It is very common for women to worry about having a miscarriage or giving birth to a child with a birth defect while they are pregnant. Many decisions that women make about their health during pregnancy are made with these concerns in mind.

For many women these concerns are very real. As many as 1 in 5 pregnancies end in a miscarriage, and 1 in 33 babies are born with a birth defect. These rates are considered the background population risk, which means they do not take into consideration anything about the health of the mom, the medications she is taking, or the family history of the mom or the baby’s dad. A number of different things can increase these risks, including taking certain medications during pregnancy.

It is known that most medications, including over-the-counter medications, taken during pregnancy do get passed on to the baby. Fortunately, most medicines are not harmful to the baby and can be safely taken during pregnancy. But there are some that are known to be harmful to a baby’s normal development and growth, especially when they are taken during certain times of the pregnancy. Because of this, it is important to talk with your doctor or midwife about any medications you are taking, ideally before you even try to get pregnant.
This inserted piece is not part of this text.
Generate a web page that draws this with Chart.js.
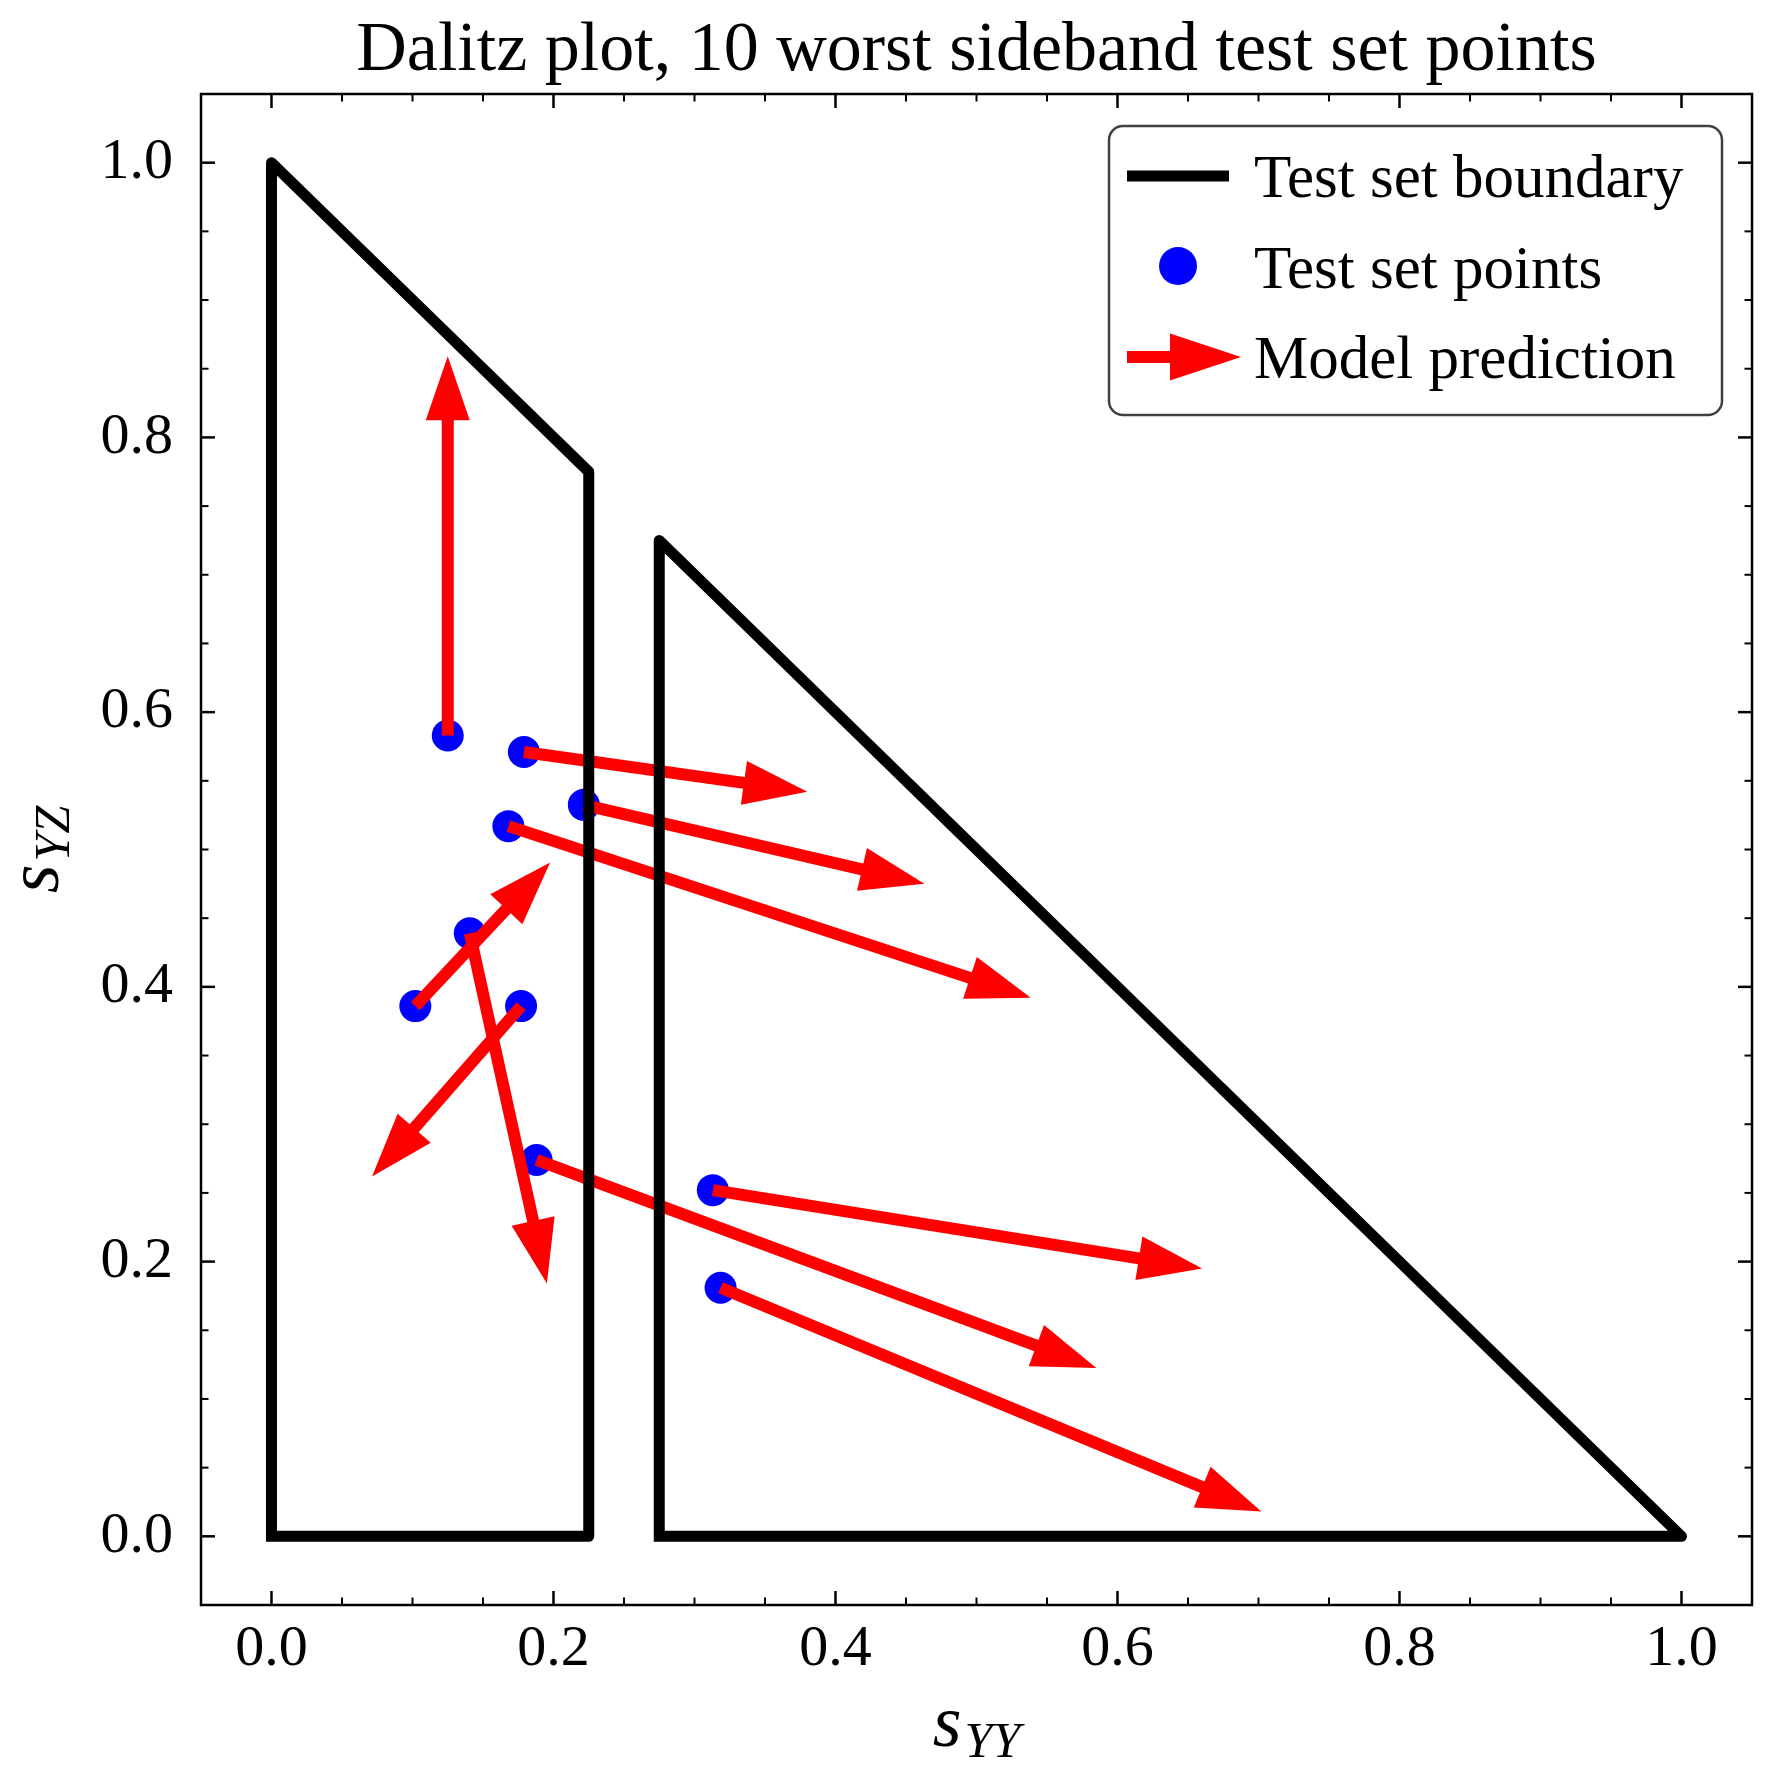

If a doctor other than the one caring for your pregnancy recommends that you start a new medicine while you are pregnant, it is important that you let them know you are pregnant.

If you do need to take a new medication while pregnant, it is important to discuss the possible risks the medicine may pose on your pregnancy with your doctor or midwife. They can help you understand the benefits and the risks of taking the medicine.

Ultimately, the decision to start, stop, or change medications during pregnancy is up to you to make, along with input from your doctor or midwife. If you do take medications during pregnancy, be sure to keep track of all the medications you are taking.